Warning: this is the most personal of all blog entries thus far, like a disgusting diary entry of a heartsick fifteen year-old, and therefore this - or parts of this - may be deleted later.

Specifically, I'm thinking about relationships of a romantic nature; a lot of hard work, and generally they either make your heart soar or make it hurt, there's rarely an in-between.

Just to give a bit of perspective on this entry: currently, my heart hurts. Although I am gutted, I am able to recognize that feeling this way is a conscious decision that I am making - to sit here: text messaging into a black hole of non-replies, drinking, wallowing, and chain smoking = all MY decision, whether I enjoy it or not.

But the question is this: are these behaviours constructive in any way? To ignore one's instinct to self-preserve and endure is, from a certain perspective, one of the most inhumane propositions - and yet it also seems to be perhaps the most distinctly human of conditions, particularly to us humans who find ourselves in relationships (or what can be theoretically quantified as such).

Because really, what is a relationship to begin with? Do we not have 'relationships' with virtually everyone we encounter? For example, it's obvious that my relationship with my regular baristas is far more superficial and extraneous than my relationship with my brother, but it is difficult to say that one relationship qualifies to be called such and the other does not (particularly considering I now see the regular baristas far more than my own brother).

The point is this: the only relationships which seem to cause people true anguish are those that they are the most emotionally invested in. WHY do humans have this inarguable instinct towards feeling this anguish? When we emotionally invest ourselves in something (or, more damningly, someone), we know, either consciously or subconsciously, that to do so is to virtually guarantee that that horrible feeling in the chest will occur at some point or another. But we continue to do so, continue to breathe, continue to self-destruct, continue to recover, and continue to repeat, all the while knowing the hatred of that pain and knowing of its complete inevitability.

All the while, we do not choose to listen to that instinct for preservation - well, maybe some of us do, but they're technically called sociopaths I believe. How simple it would be to maintain those superficial relationships with coffee shops employees and co-workers! In those one cannot feel the gut-wrenching, headache-inducing fervour that only comes with absolute closeness and emotional intimacy with another human being. But those elusive, fantastic moments which the closeness also brings are difficult to reconcile against this and to turn one's back upon, and for that very reason it's impossibly difficult to not strive for that which makes your heart soar...even if it hurts at the same time.

What a fucking messy, lovely, hateful and glorious predicament we are in as a species. If there is anything that unifies the human race (and I'm still not sure that there is), could this be it?

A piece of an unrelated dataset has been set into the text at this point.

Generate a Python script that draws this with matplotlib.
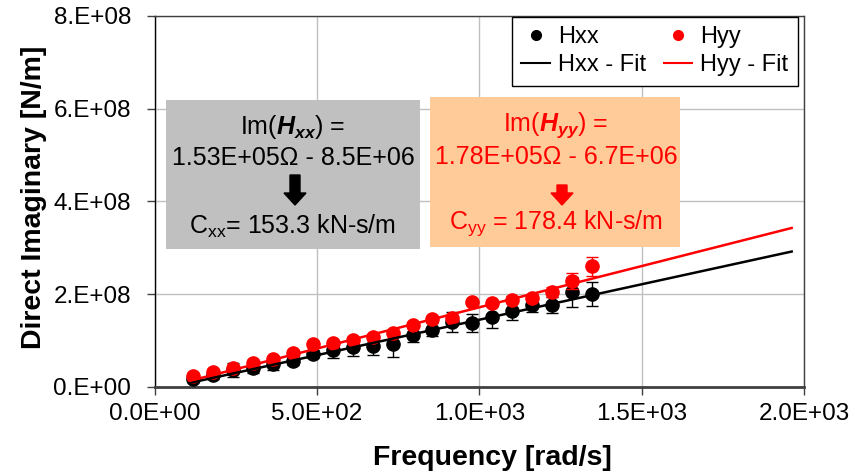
import matplotlib
matplotlib.use('Agg')
import matplotlib.pyplot as plt
from matplotlib.patches import Rectangle, FancyArrow
from matplotlib.ticker import FuncFormatter, MultipleLocator
import numpy as np

plt.rcParams['font.family'] = ['Liberation Sans', 'DejaVu Sans']
plt.rcParams['mathtext.fontset'] = 'custom'
plt.rcParams['mathtext.rm'] = 'Liberation Sans'
plt.rcParams['mathtext.it'] = 'Liberation Sans:italic'
plt.rcParams['mathtext.bf'] = 'Liberation Sans:bold'
plt.rcParams['mathtext.bfit'] = 'Liberation Sans:italic:bold'

# measured frequencies [rad/s]
freq = [120, 181, 243, 304, 365, 427, 488, 549, 611, 672, 733,
        795, 856, 917, 979, 1040, 1101, 1163, 1224, 1285, 1347]

# direct imaginary parts [N/m]
hxx = [1.60e7, 2.52e7, 3.60e7, 4.03e7, 4.90e7, 5.54e7, 7.05e7, 7.92e7, 8.46e7, 8.78e7, 9.21e7,
       1.115e8, 1.234e8, 1.39e8, 1.37e8, 1.51e8, 1.633e8, 1.763e8, 1.763e8, 2.043e8, 2.00e8]
hyy = [2.31e7, 3.24e7, 4.10e7, 5.11e7, 5.98e7, 7.34e7, 9.21e7, 9.49e7, 1.008e8, 1.079e8, 1.165e8,
       1.331e8, 1.471e8, 1.493e8, 1.838e8, 1.81e8, 1.879e8, 1.924e8, 2.043e8, 2.287e8, 2.598e8]

# uncertainty
hxx_err = [0.6e7, 0.8e7, 1.5e7, 1.0e7, 1.3e7, 0.8e7, 0.8e7, 1.7e7, 1.9e7, 1.9e7, 2.8e7,
           1.5e7, 1.5e7, 2.2e7, 1.9e7, 2.4e7, 1.9e7, 1.5e7, 1.7e7, 3.2e7, 2.6e7]
hyy_err = [0.6e7, 0.6e7, 0.6e7, 0.6e7, 0.6e7, 0.6e7, 0.6e7, 0.6e7, 0.6e7, 0.6e7, 0.6e7,
           0.6e7, 0.6e7, 0.6e7, 0.6e7, 0.6e7, 0.8e7, 0.8e7, 1.0e7, 1.7e7, 2.0e7]

# linear fits Im(H) = C*w + b
fit_range = [110, 1962]
cxx, bxx = 1.53e5, -8.5e6
cyy, byy = 1.78e5, -6.7e6

W, H = 855, 476
fig = plt.figure(figsize=(W / 100, H / 100), dpi=100)


def fx(px):
    return px / W


def fy(py):
    return 1 - py / H


ax = fig.add_axes([fx(154.5), fy(386.7), (804 - 154.5) / W, (386.7 - 16) / H])

ax.errorbar(freq, hxx, yerr=hxx_err, fmt='o', color='black', ms=9.5, ecolor='black',
            elinewidth=1, capsize=4, capthick=1, zorder=3)
ax.errorbar(freq, hyy, yerr=hyy_err, fmt='o', color='red', ms=9.5, ecolor='red',
            elinewidth=1, capsize=4, capthick=1, zorder=4)

wf = np.array(fit_range)
ax.plot(wf, cxx * wf + bxx, color='black', lw=1.8, zorder=5)
ax.plot(wf, cyy * wf + byy, color='red', lw=1.8, zorder=5)

ax.set_xlim(0, 2000)
ax.set_ylim(0, 8e8)
ax.xaxis.set_major_locator(MultipleLocator(500))
ax.yaxis.set_major_locator(MultipleLocator(2e8))
ax.xaxis.set_major_formatter(FuncFormatter(lambda v, p: f'{v:.1E}'))
ax.yaxis.set_major_formatter(FuncFormatter(lambda v, p: format(v, '#.0E')))
ax.tick_params(axis='both', direction='out', length=6, width=1, labelsize=17.5, color='#404040')
ax.tick_params(axis='y', pad=11)
ax.tick_params(axis='x', pad=6)
ax.grid(True, color='#c0c0c0', lw=1)
ax.set_axisbelow(True)

ax.spines['left'].set_color('black')
ax.spines['left'].set_linewidth(1)
ax.spines['bottom'].set_color('#404040')
ax.spines['bottom'].set_linewidth(2)
for s in ('top', 'right'):
    ax.spines[s].set_color('#404040')
    ax.spines[s].set_linewidth(1)

ax.set_xlabel('Frequency [rad/s]', fontsize=20.5, fontweight='bold', labelpad=14,
              x=0.521, ha='center')
ax.set_ylabel('Direct Imaginary [N/m]', fontsize=20.5, fontweight='bold', labelpad=4,
              y=0.51, ha='center')

# legend
hx_mark = plt.Line2D([], [], ls='none', marker='o', color='black', ms=7)
hy_mark = plt.Line2D([], [], ls='none', marker='o', color='red', ms=7)
hx_line = plt.Line2D([], [], color='black', lw=1.5)
hy_line = plt.Line2D([], [], color='red', lw=1.5)
leg = ax.legend([hx_mark, hx_line, hy_mark, hy_line],
                ['Hxx', 'Hxx - Fit', 'Hyy', 'Hyy - Fit'],
                ncol=2, loc='upper left', bbox_to_anchor=(fx(512), fy(17)),
                bbox_transform=fig.transFigure, fontsize=17, frameon=True,
                fancybox=False, framealpha=1, edgecolor='black',
                borderpad=0.4, handlelength=1.2, handletextpad=0.35,
                columnspacing=0.75, labelspacing=0.25, borderaxespad=0)
leg.get_frame().set_linewidth(1)

# fit annotation boxes
fig.patches.append(Rectangle((fx(166), fy(249)), (420 - 166) / W, (249 - 100) / H,
                             transform=fig.transFigure, facecolor='#c0c0c0',
                             edgecolor='none', zorder=6))
fig.patches.append(Rectangle((fx(430), fy(247)), (680 - 430) / W, (247 - 97) / H,
                             transform=fig.transFigure, facecolor='#ffcc99',
                             edgecolor='none', zorder=6))

tkw = dict(fontsize=18, ha='center', va='center', zorder=7)
fig.text(fx(293), fy(127), r'Im($\mathbfit{H}_{\mathbfit{xx}}$) =', color='black', **tkw)
fig.text(fx(293), fy(158), '1.53E+05Ω - 8.5E+06', color='black', **tkw)
fig.text(fx(293), fy(226), r'C$_{\mathrm{xx}}$= 153.3 kN-s/m', color='black', **tkw)

fig.text(fx(556), fy(125), r'Im($\mathbfit{H}_{\mathbfit{yy}}$) =', color='red', **tkw)
fig.text(fx(556), fy(157), '1.78E+05Ω - 6.7E+06', color='red', **tkw)
fig.text(fx(556), fy(223), r'C$_{\mathrm{yy}}$ = 178.4 kN-s/m', color='red', **tkw)

for xc, y0, y1, col in [(295, 175, 205, 'black'), (562, 185, 205, 'red')]:
    fig.patches.append(FancyArrow(fx(xc), fy(y0), 0, -(y1 - y0 - 12) / H,
                                  width=10 / W, head_width=22 / W, head_length=12 / H,
                                  length_includes_head=False, transform=fig.transFigure,
                                  color=col, zorder=7))

fig.savefig('out.png', dpi=100)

The Verve. Toronto. 1 May 2008.

I just feel as though a post on this is necessary, as The Verve at the Ricoh Coliseum was without a shadow of a doubt the most mind-blowing, visceral concert I've ever attended. From the opener (the absolutely amazing 'Almost There') to the brand-new song closer (I believe it's called 'Love is Noise', but I'm not 100% on that), I have never felt as connected to the music at a gig as I did last Thursday evening.

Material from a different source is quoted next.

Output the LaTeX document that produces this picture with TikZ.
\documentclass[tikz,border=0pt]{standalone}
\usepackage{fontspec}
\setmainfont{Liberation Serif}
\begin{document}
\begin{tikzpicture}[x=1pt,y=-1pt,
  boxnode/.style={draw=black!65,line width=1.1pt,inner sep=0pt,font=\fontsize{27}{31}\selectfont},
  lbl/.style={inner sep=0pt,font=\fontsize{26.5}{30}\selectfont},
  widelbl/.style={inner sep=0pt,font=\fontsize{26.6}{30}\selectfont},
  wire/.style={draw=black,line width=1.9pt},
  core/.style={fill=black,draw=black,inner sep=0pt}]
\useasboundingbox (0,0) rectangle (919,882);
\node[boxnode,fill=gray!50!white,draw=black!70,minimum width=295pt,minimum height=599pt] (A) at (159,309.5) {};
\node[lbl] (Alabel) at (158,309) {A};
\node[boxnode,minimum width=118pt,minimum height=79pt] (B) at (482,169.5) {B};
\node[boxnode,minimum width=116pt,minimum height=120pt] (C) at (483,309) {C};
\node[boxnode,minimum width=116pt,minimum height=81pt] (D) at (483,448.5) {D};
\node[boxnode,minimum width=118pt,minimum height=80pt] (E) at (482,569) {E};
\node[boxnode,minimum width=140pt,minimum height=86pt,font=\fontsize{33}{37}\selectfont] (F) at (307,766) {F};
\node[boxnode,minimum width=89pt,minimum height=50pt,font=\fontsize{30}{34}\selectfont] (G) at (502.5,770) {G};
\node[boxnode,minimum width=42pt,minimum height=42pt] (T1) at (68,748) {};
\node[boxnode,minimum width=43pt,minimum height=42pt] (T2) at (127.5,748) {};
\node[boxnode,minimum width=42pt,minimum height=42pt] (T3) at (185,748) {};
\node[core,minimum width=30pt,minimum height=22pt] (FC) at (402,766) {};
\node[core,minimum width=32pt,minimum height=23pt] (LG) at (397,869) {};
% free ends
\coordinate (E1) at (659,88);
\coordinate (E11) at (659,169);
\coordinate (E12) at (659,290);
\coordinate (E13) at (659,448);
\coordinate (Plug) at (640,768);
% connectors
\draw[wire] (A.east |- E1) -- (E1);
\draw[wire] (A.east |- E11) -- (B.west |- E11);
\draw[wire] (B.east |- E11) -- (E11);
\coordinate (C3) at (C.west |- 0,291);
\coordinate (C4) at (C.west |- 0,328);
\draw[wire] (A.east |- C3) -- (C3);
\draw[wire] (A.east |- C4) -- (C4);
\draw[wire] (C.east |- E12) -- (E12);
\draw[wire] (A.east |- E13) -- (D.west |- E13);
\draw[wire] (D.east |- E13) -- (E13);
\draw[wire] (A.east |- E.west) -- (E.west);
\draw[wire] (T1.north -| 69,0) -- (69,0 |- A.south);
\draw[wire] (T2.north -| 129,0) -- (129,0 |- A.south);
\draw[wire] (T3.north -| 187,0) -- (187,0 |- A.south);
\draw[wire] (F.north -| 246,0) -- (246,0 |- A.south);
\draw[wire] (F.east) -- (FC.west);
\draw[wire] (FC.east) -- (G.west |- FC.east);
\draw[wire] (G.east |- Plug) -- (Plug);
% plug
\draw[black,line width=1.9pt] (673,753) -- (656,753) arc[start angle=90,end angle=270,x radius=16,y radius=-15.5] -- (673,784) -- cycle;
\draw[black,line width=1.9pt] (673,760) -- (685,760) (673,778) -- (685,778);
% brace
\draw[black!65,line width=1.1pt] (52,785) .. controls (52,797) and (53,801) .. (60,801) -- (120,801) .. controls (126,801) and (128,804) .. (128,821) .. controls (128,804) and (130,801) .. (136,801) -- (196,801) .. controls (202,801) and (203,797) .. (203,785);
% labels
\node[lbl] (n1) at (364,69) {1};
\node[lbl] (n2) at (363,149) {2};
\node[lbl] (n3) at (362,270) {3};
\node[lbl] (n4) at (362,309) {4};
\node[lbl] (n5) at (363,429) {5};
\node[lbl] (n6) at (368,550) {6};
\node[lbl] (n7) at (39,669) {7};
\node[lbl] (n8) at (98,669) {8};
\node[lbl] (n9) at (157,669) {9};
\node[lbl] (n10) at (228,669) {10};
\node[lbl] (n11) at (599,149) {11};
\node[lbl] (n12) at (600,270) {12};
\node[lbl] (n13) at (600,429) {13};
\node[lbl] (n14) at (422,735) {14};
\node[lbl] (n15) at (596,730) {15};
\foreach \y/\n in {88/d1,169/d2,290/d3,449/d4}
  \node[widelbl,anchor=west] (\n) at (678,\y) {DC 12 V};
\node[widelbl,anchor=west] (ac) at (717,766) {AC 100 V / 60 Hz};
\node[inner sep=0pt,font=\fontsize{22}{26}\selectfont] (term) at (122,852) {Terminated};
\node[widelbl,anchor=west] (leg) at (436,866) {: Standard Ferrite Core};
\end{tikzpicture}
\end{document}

My only complaint would be the fans. I am developing a horrible attitude towards so-called 'music lovers' in Toronto, who show up to see the greatest band of the 1990's and proceed to sit quietly with their arms folded, devour popcorn and corn dogs as though they're at a hockey game, and exit after the sketchy Ashcroft-penned radio hits are performed. I feel like their dopey-eyed looks, chubby bodies and lifeless, uninspired gestures are actually an insult to the band, as well as to the city of Toronto. I simply wish they would stay at home from now on, because really, they behave as though they're on the couch anyways, so they might as well be there, perhaps even nodding their head dispassionately to Ashcroft's solo garbage
?

Finally, I shook Nick McCabe's hand. I think I probably frightened him a little bit, considering I ran up to him shouting and wide-eyed, but seriously, the fact that I shook the hand of one of the most brilliant guitarists of my generation is definitely a defining moment of my existence, and one which will not be easily forgotten.

P.S. I wish I could find a photo to include of the whole band, but turns out the only photos available from that night are of Ashcroft (and a slight few of McCabe). Tis a shame, but at the same time I refuse to waste my time at concerts as superb as this one taking pictures with a useless camera phone or the like as it is, yet again, an insulting move.